Kaos var ülkede, kaos
“Sıkıntı”, “bunalım” ya da “problem” gibi kelimelerle izahı çok zor. Ayrıca, yaşananların “demokrasi” kapsamı içinde değerlendirilmesi de mümkün değil. Bu, tam bir kaos...
“Sıkıntı”, “bunalım” ya da “problem” gibi kelimelerle izahı çok zor. Ayrıca, yaşananların “demokrasi” kapsamı içinde değerlendirilmesi de mümkün değil.
Bu, tam bir kaos hali!...
Türkçe olarak, ancak “düzensizlik, uyumsuzluk, karmaşa ve kargaşa” kelimeleriyle anlatılabilecek sıkıntılı bir hal ile karşı karşıyayız.
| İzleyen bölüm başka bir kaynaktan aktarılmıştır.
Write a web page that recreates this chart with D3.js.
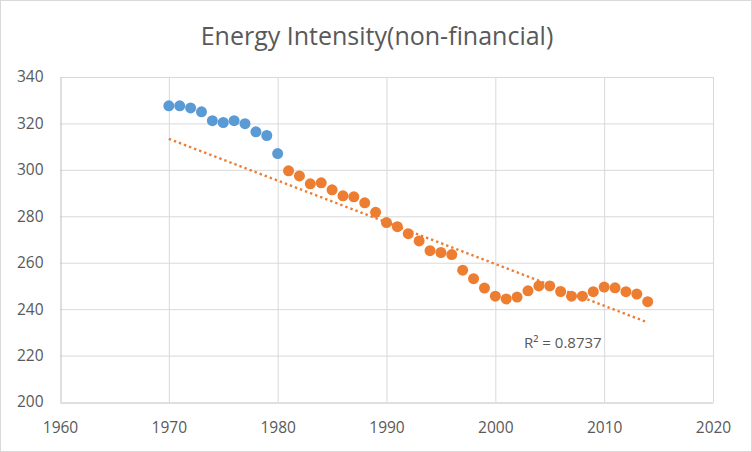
<!DOCTYPE html>
<html><head><meta charset="utf-8">
<script src="https://cdn.jsdelivr.net/npm/d3@7"></script>
<style>body{margin:0;background:#fff}svg{display:block}</style>
</head><body>
<svg id="c" width="752" height="452"></svg>
<script>
const title = "Energy Intensity(non-financial)";
const blueYears = [1970,1971,1972,1973,1974,1975,1976,1977,1978,1979,1980];
const blueValues = [327.6,327.6,326.7,325.0,321.2,320.4,321.2,319.9,316.4,314.8,307.0];
const orangeYears = [1981,1982,1983,1984,1985,1986,1987,1988,1989,1990,1991,1992,1993,1994,1995,1996,1997,1998,1999,2000,2001,2002,2003,2004,2005,2006,2007,2008,2009,2010,2011,2012,2013,2014];
const orangeValues = [299.6,297.4,294.0,294.4,291.4,288.8,288.4,285.8,281.7,277.3,275.5,272.5,269.4,265.2,264.4,263.5,256.8,253.1,249.1,245.6,244.4,245.2,247.9,250.0,250.0,247.6,245.6,245.6,247.5,249.5,249.2,247.5,246.5,243.2];
const xTicks = [1960,1970,1980,1990,2000,2010,2020];
const yTicks = [200,220,240,260,280,300,320,340];
const trendStartYear = 1970;
const r2Label = "R² = 0.8737";

const svg = d3.select("#c");
const W = 752, H = 452;
const m = {l:60, r:39, t:77, b:50};
const x = d3.scaleLinear().domain([1960,2020]).range([m.l, W-m.r]);
const y = d3.scaleLinear().domain([200,340]).range([H-m.b, m.t]);
const font = "'Open Sans', 'Liberation Sans', sans-serif";

svg.append("rect").attr("x",0.5).attr("y",0.5).attr("width",W-1).attr("height",H-1)
  .attr("fill","#fff").attr("stroke","#D9D9D9");

svg.append("text").attr("x",377).attr("y",45).attr("text-anchor","middle")
  .attr("font-family",font).attr("font-size",25).attr("fill","#595959").text(title);

// gridlines
svg.append("g").selectAll("line").data(yTicks.slice(1)).join("line")
  .attr("x1",m.l).attr("x2",W-m.r).attr("y1",d=>y(d)+0.5).attr("y2",d=>y(d)+0.5)
  .attr("stroke","#D9D9D9").attr("stroke-width",1);
svg.append("g").selectAll("line").data(xTicks.slice(1)).join("line")
  .attr("y1",m.t).attr("y2",H-m.b).attr("x1",d=>x(d)+0.5).attr("x2",d=>x(d)+0.5)
  .attr("stroke","#D9D9D9").attr("stroke-width",1);

// axes
const yAxis = d3.axisLeft(y).tickValues(yTicks).tickSize(0).tickPadding(17);
const gy = svg.append("g").attr("transform",`translate(${m.l+0.5},0)`).call(yAxis);
const xAxis = d3.axisBottom(x).tickValues(xTicks).tickSize(0).tickPadding(19).tickFormat(d3.format("d"));
const gx = svg.append("g").attr("transform",`translate(0,${H-m.b+0.5})`).call(xAxis);
[gx,gy].forEach(g=>{
  g.select(".domain").attr("stroke","#BFBFBF");
  g.selectAll("text").attr("font-family",font).attr("font-size",15.5).attr("fill","#595959");
});

// trendline: linear regression of the orange series, extended back to 1970
const n = orangeYears.length, mx = d3.mean(orangeYears), my = d3.mean(orangeValues);
let sxy=0, sxx=0;
for(let i=0;i<n;i++){sxy+=(orangeYears[i]-mx)*(orangeValues[i]-my); sxx+=(orangeYears[i]-mx)**2;}
const slope = sxy/sxx, icpt = my - slope*mx;
const x0 = trendStartYear, x1 = d3.max(orangeYears);
svg.append("line").attr("x1",x(x0)).attr("y1",y(icpt+slope*x0)).attr("x2",x(x1)).attr("y2",y(icpt+slope*x1))
  .attr("stroke","#ED7D31").attr("stroke-width",2.4).attr("stroke-dasharray","2.4,3");

// points
svg.append("g").selectAll("circle").data(blueYears.map((d,i)=>[d,blueValues[i]])).join("circle")
  .attr("cx",d=>x(d[0])).attr("cy",d=>y(d[1])).attr("r",5.5).attr("fill","#5B9BD5");
svg.append("g").selectAll("circle").data(orangeYears.map((d,i)=>[d,orangeValues[i]])).join("circle")
  .attr("cx",d=>x(d[0])).attr("cy",d=>y(d[1])).attr("r",5.5).attr("fill","#ED7D31");

svg.append("text").attr("x",524).attr("y",348).attr("font-family",font).attr("font-size",15)
  .attr("fill","#595959").text(r2Label);
</script>
</body></html>
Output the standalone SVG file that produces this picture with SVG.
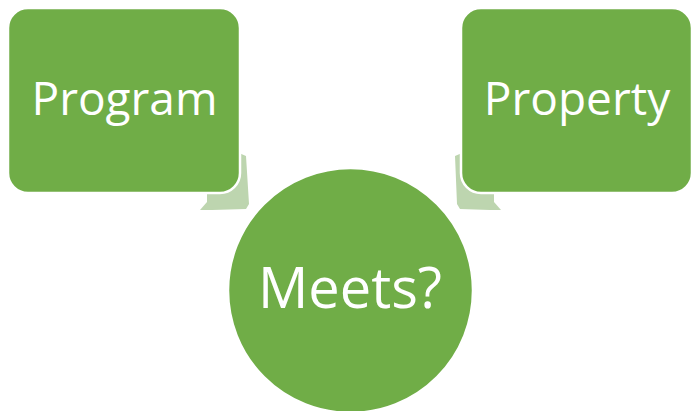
<svg xmlns="http://www.w3.org/2000/svg" width="693" height="411" viewBox="0 0 693 411">
  <style>
    .node { fill: #70AD47; stroke: #FFFFFF; stroke-width: 2.5; }
    .arrow { fill: #BDD5AF; stroke: none; }
    .label { fill: #FFFFFF; font-family: "Open Sans", "Liberation Sans", sans-serif; text-anchor: middle; }
  </style>
  <rect width="693" height="411" fill="#FFFFFF"/>
  <!-- converging arrow heads, tucked behind the source boxes -->
  <g id="connectors">
    <path class="arrow" d="M 232 150 L 246 156 L 249 204 L 246 209 L 212 210 L 200 210 L 207 202 L 207 185 Z"/>
    <path class="arrow" d="M 469 150 L 455 156 L 457 204 L 460 209 L 490 210 L 501 210 L 494 202 L 494 185 Z"/>
  </g>
  <g id="program">
    <rect class="node" x="8" y="8" width="232" height="185" rx="20" ry="20"/>
    <text class="label" x="124.5" y="115" font-size="46">Program</text>
  </g>
  <g id="property">
    <rect class="node" x="461" y="8" width="231" height="185" rx="20" ry="20"/>
    <text class="label" x="577" y="115" font-size="46">Property</text>
  </g>
  <g id="meets">
    <circle class="node" cx="350.5" cy="290.5" r="122.5"/>
    <text class="label" x="350" y="308" font-size="56">Meets?</text>
  </g>
</svg>
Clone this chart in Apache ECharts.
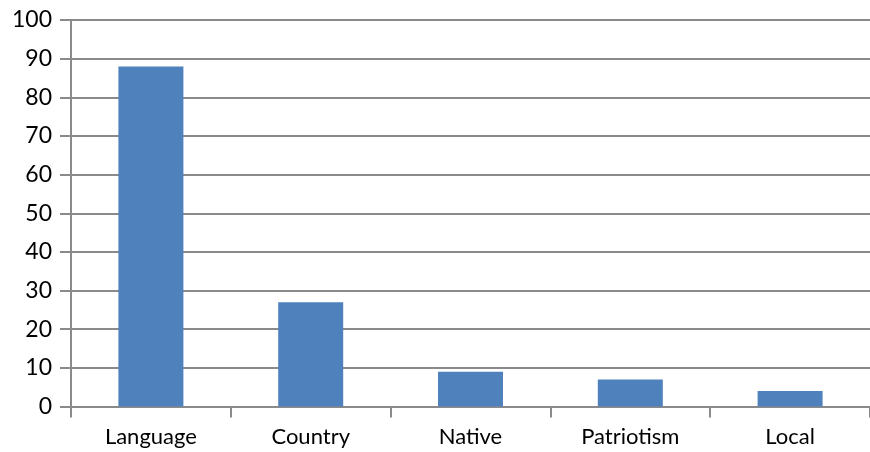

Önümüzde duran tablo gerçekten de son derece vahim ve düşündürücü! Parlamento’da grubu bulunan muhalefet partileri, ciddi bir girdabın içinde bocalayıp duruyorlar…
Önceki gün CHP Genel Başkanı Kemal Kılıçdaroğlu, Sezgin Tanrıkulu ve Gamze İlgezdi gibi isimleri yanına alıp, Ankara’daki Merasim Sokak’a gitti. Terör saldırısını protesto etmek için patlamanın olduğu yere karanfil bıraktı. Herhalde bu iki ismi özellikle seçti. Çünkü her ikisi de daha önce terörist cenazelerinde boy gösteren CHP’liler.
Kılıçdaroğlu, böylece kamuoyuna “CHP, teröre de teröriste de karşıdır” mesajını vermeye çalıştı.
Peki oldu mu, o mesaj verilebildi mi? Tabii ki hayır. Tam tersine eğreti durdu, sırıttı. Herkesin gözünün önüne, daha önceki görüntüler geldi. Ayrıca, Sezgin Tanrıkulu’nun defalarca HDP çizgisinde yaptığı açıklamaları hatırlattı. Ciddi bir samimiyetsizlik tablosu ortaya çıktı. Kılıçdaroğlu, oraya bu isimleri hiç götürmeseydi daha iyiydi!
* * *
Anayasa görüşmelerinde de durum aynı. CHP, yıllardır “darbe anayasasına hayır” diyen bir siyasi partiydi. Hatta CHP, mevcut anayasanın değişmesini ilk önce ve en fazla dillendiren yapıydı.
Yıllar geçti, bugün değişikliğin önünü tıkayan bir misyona büründü.
Şimdi, “hayır” diyecekler, biliyorum. Hatta pek çok süslü lafı peş peşe ekleyecekler. Birtakım bahanelerin ardına sığınıp, kendilerini temize çıkarmaya çalışacaklar.
Bu neyi değiştirir?
Hiçbir şeyi. Sadece deve kuşu misali, kafayı kuma sokan bir görüntü verir!